OBJECTIVE: Extract the opening line of the entries and every line after it, stopping at and including the line that contains "G6_S = [85, 79, 60, 72]". Do not include pictures.

DATA FOR THIS EXERCISE:
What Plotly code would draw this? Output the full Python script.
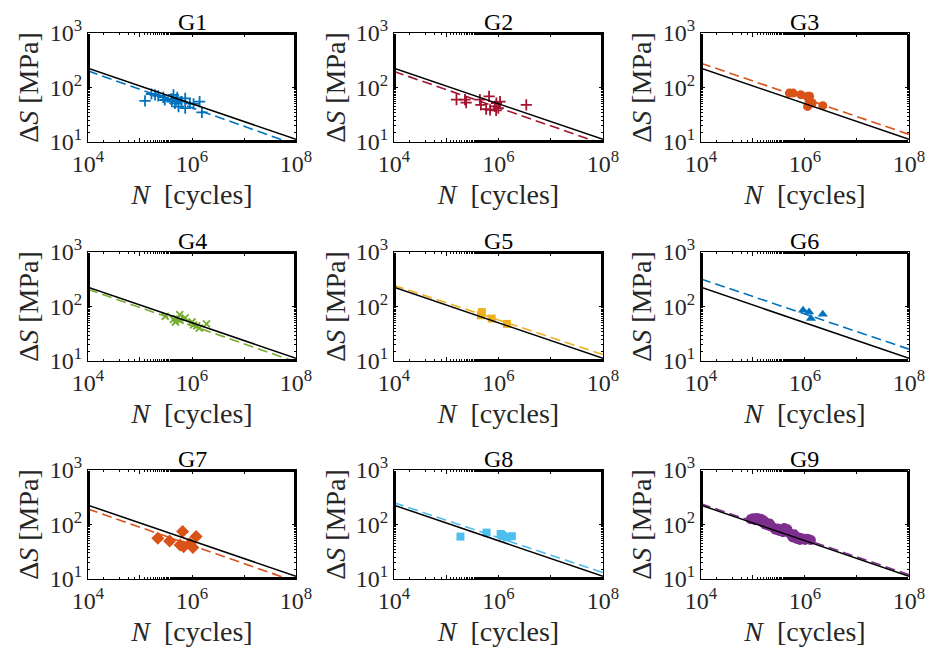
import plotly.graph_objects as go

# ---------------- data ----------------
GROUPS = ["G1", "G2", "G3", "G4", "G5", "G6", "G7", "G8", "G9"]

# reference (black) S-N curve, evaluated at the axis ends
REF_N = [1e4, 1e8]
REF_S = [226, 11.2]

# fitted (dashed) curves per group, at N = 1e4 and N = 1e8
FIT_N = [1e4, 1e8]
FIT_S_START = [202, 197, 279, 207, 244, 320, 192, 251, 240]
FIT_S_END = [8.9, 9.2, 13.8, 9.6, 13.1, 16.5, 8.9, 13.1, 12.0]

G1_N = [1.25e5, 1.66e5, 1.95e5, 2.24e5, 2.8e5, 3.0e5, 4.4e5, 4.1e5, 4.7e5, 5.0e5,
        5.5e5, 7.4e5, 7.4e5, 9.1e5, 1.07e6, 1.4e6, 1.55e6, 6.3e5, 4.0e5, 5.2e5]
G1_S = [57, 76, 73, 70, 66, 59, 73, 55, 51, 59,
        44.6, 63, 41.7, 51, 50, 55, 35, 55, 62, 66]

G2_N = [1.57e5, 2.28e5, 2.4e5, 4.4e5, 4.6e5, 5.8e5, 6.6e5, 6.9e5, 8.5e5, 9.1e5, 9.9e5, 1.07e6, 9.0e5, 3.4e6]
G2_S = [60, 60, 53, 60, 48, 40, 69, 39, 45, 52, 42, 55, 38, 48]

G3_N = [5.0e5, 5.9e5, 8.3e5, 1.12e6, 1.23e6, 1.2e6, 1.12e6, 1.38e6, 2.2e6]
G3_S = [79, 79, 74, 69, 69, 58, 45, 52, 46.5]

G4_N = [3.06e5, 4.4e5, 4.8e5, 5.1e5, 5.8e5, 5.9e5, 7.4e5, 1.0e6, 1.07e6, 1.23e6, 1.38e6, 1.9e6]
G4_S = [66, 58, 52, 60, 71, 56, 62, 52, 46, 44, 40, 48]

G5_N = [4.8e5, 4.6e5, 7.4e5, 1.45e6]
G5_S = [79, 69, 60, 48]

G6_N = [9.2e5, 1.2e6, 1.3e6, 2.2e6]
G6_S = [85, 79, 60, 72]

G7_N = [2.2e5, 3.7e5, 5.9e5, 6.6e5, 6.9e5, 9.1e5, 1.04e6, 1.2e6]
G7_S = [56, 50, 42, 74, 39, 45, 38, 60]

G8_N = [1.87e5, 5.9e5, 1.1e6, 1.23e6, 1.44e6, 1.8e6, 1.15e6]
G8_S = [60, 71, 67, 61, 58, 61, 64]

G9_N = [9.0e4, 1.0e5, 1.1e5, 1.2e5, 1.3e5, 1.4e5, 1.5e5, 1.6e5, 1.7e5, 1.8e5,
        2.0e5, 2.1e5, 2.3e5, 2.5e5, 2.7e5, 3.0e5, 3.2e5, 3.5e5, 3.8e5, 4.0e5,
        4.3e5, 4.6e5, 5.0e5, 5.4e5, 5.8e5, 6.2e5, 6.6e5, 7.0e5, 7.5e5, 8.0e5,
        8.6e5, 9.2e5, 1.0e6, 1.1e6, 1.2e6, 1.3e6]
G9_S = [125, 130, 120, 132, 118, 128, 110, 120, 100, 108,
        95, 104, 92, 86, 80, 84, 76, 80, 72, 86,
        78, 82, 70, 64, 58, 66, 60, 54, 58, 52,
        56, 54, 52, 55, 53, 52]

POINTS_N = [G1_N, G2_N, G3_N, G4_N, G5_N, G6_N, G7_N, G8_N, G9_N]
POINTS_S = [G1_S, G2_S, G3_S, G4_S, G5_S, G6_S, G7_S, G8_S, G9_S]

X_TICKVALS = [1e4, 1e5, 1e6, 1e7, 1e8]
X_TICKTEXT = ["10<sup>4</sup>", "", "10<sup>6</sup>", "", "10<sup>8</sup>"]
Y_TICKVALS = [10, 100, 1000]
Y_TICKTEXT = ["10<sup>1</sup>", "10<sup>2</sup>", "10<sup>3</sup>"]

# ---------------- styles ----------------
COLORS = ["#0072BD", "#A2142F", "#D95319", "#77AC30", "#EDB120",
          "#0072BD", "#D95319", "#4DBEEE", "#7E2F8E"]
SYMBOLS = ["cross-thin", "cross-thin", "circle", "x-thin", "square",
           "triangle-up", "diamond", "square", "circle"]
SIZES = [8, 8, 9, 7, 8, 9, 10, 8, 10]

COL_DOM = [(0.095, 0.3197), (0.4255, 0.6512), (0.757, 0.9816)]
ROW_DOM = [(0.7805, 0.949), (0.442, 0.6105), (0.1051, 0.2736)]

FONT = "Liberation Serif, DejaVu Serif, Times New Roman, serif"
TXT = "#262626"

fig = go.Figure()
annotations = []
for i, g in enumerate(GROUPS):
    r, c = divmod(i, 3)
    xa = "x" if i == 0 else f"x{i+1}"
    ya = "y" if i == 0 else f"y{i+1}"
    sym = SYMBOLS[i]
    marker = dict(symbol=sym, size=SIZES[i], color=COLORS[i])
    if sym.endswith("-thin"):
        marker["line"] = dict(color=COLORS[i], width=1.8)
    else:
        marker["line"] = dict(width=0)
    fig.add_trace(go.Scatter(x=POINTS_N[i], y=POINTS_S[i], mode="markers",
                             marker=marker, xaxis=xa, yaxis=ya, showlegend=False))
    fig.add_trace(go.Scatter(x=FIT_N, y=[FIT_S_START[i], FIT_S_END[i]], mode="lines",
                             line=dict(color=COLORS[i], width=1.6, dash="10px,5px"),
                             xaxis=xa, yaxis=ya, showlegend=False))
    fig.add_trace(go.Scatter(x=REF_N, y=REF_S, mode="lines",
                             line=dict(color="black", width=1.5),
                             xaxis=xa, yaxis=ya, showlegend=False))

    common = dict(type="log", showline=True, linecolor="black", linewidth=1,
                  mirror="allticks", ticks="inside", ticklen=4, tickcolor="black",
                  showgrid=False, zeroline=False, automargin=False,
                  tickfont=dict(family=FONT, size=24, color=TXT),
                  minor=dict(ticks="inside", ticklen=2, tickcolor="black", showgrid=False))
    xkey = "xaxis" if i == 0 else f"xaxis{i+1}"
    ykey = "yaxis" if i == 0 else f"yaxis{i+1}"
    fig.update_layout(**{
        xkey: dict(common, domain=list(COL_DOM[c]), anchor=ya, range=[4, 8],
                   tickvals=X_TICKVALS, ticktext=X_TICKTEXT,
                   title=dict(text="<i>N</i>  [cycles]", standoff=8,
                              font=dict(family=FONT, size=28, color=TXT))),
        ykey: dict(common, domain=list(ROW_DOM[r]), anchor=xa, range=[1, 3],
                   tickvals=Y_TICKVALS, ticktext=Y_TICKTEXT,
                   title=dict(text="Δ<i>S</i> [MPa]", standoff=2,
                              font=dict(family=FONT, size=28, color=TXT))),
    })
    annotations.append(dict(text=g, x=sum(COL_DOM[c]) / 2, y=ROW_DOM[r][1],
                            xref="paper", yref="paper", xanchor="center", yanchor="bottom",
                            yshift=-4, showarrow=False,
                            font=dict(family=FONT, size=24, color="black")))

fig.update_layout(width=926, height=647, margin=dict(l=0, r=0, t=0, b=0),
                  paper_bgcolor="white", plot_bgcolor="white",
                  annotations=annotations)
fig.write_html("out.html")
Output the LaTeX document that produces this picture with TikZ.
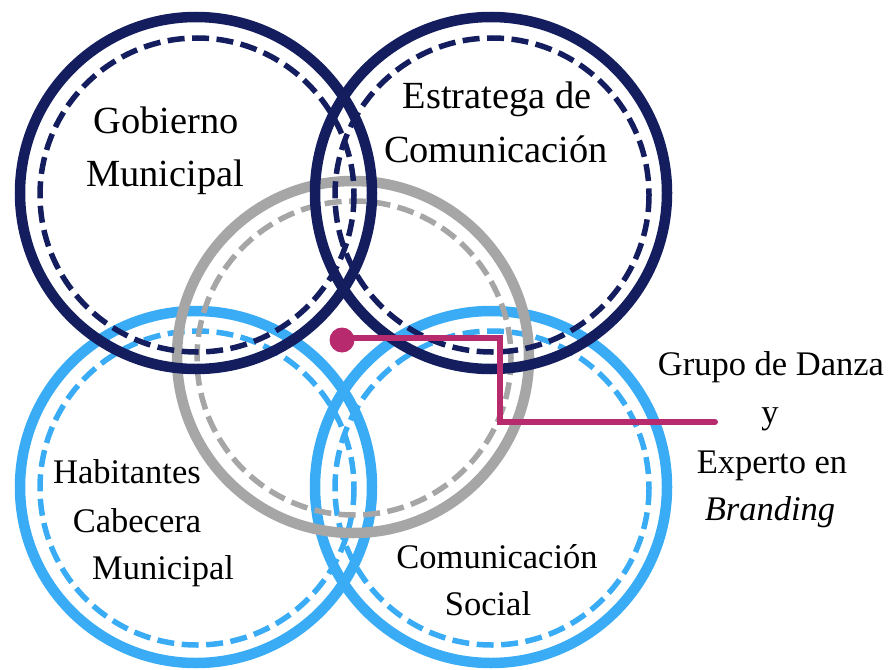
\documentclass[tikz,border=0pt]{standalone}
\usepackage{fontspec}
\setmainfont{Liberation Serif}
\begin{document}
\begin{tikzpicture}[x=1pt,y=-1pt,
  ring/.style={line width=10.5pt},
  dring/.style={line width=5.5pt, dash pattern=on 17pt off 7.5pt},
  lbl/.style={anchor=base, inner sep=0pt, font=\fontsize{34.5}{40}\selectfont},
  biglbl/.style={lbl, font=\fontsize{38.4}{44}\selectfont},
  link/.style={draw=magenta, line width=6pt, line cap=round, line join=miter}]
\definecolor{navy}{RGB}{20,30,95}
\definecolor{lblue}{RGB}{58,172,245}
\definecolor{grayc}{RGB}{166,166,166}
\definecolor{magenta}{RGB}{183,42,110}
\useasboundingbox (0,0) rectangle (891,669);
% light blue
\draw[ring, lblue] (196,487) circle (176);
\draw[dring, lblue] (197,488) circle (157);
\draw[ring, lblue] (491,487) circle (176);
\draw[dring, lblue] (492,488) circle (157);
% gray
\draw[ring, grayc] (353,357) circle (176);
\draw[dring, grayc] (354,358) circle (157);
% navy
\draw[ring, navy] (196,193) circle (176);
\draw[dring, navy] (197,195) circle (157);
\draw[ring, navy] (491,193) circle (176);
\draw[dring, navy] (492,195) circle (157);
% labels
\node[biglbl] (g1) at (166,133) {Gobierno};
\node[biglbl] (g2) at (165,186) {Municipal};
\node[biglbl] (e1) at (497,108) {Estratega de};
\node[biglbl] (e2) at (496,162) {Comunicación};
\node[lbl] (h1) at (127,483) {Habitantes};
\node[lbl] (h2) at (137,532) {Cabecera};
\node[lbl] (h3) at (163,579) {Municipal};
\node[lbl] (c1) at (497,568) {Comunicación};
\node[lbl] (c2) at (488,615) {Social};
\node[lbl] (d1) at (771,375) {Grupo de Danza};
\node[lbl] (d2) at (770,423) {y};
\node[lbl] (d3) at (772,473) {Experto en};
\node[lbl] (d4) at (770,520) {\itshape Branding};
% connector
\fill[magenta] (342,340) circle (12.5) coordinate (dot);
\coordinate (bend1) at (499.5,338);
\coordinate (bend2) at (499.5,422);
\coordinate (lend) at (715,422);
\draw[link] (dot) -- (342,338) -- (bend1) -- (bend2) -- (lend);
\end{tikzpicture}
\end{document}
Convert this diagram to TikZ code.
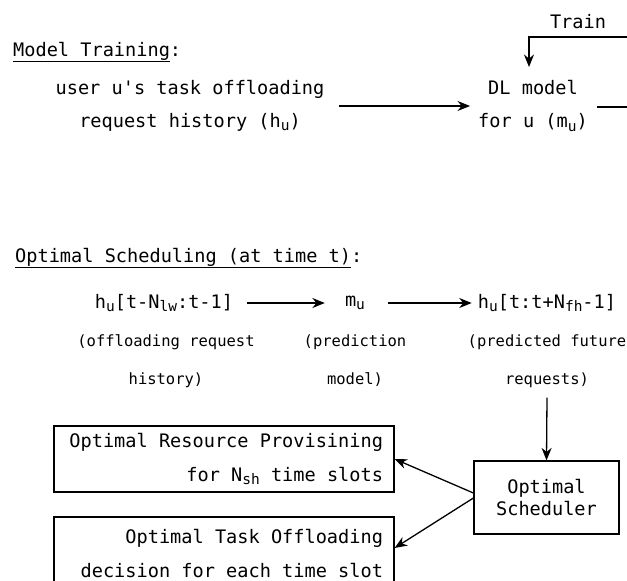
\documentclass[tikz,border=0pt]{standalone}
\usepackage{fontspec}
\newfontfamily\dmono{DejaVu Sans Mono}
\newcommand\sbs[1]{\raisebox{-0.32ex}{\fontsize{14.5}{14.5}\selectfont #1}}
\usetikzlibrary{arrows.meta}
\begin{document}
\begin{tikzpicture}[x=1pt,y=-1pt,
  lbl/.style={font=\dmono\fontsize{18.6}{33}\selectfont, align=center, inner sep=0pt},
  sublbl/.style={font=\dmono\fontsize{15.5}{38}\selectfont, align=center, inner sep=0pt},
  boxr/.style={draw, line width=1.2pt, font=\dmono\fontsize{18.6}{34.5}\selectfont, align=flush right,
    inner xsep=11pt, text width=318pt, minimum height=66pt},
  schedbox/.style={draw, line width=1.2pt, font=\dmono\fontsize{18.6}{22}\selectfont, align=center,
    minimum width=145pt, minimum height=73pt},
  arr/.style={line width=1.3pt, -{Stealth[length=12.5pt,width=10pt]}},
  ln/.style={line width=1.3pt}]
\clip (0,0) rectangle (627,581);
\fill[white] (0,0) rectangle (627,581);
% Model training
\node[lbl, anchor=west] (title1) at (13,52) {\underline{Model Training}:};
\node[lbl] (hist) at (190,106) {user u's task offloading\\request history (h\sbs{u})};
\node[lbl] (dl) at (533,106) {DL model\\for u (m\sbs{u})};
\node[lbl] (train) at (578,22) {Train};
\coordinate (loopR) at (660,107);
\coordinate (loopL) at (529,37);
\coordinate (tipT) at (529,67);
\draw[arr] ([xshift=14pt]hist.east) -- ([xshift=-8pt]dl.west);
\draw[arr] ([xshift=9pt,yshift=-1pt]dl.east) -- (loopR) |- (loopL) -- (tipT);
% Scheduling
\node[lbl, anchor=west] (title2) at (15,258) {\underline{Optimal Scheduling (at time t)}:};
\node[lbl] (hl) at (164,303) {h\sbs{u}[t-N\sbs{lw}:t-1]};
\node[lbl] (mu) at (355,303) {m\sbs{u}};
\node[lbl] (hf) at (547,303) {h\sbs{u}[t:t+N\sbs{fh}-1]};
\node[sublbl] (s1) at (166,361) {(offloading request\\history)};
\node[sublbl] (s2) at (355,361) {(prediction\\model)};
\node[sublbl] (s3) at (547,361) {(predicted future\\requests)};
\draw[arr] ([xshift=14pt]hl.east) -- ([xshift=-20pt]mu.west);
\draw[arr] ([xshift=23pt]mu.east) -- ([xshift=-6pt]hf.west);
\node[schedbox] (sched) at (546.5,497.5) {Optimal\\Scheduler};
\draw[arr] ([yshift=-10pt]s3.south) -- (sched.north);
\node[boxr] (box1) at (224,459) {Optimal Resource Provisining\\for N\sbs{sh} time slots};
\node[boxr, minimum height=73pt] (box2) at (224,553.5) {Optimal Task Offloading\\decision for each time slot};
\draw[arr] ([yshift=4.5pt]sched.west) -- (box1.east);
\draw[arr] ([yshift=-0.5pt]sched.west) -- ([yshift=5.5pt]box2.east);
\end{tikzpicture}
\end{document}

SOLVED EXERCISE:
What Plotly code would draw this? Output the full Python script.
import plotly.graph_objects as go

# ---------------- data ----------------
GROUPS = ["G1", "G2", "G3", "G4", "G5", "G6", "G7", "G8", "G9"]

# reference (black) S-N curve, evaluated at the axis ends
REF_N = [1e4, 1e8]
REF_S = [226, 11.2]

# fitted (dashed) curves per group, at N = 1e4 and N = 1e8
FIT_N = [1e4, 1e8]
FIT_S_START = [202, 197, 279, 207, 244, 320, 192, 251, 240]
FIT_S_END = [8.9, 9.2, 13.8, 9.6, 13.1, 16.5, 8.9, 13.1, 12.0]

G1_N = [1.25e5, 1.66e5, 1.95e5, 2.24e5, 2.8e5, 3.0e5, 4.4e5, 4.1e5, 4.7e5, 5.0e5,
        5.5e5, 7.4e5, 7.4e5, 9.1e5, 1.07e6, 1.4e6, 1.55e6, 6.3e5, 4.0e5, 5.2e5]
G1_S = [57, 76, 73, 70, 66, 59, 73, 55, 51, 59,
        44.6, 63, 41.7, 51, 50, 55, 35, 55, 62, 66]

G2_N = [1.57e5, 2.28e5, 2.4e5, 4.4e5, 4.6e5, 5.8e5, 6.6e5, 6.9e5, 8.5e5, 9.1e5, 9.9e5, 1.07e6, 9.0e5, 3.4e6]
G2_S = [60, 60, 53, 60, 48, 40, 69, 39, 45, 52, 42, 55, 38, 48]

G3_N = [5.0e5, 5.9e5, 8.3e5, 1.12e6, 1.23e6, 1.2e6, 1.12e6, 1.38e6, 2.2e6]
G3_S = [79, 79, 74, 69, 69, 58, 45, 52, 46.5]

G4_N = [3.06e5, 4.4e5, 4.8e5, 5.1e5, 5.8e5, 5.9e5, 7.4e5, 1.0e6, 1.07e6, 1.23e6, 1.38e6, 1.9e6]
G4_S = [66, 58, 52, 60, 71, 56, 62, 52, 46, 44, 40, 48]

G5_N = [4.8e5, 4.6e5, 7.4e5, 1.45e6]
G5_S = [79, 69, 60, 48]

G6_N = [9.2e5, 1.2e6, 1.3e6, 2.2e6]
G6_S = [85, 79, 60, 72]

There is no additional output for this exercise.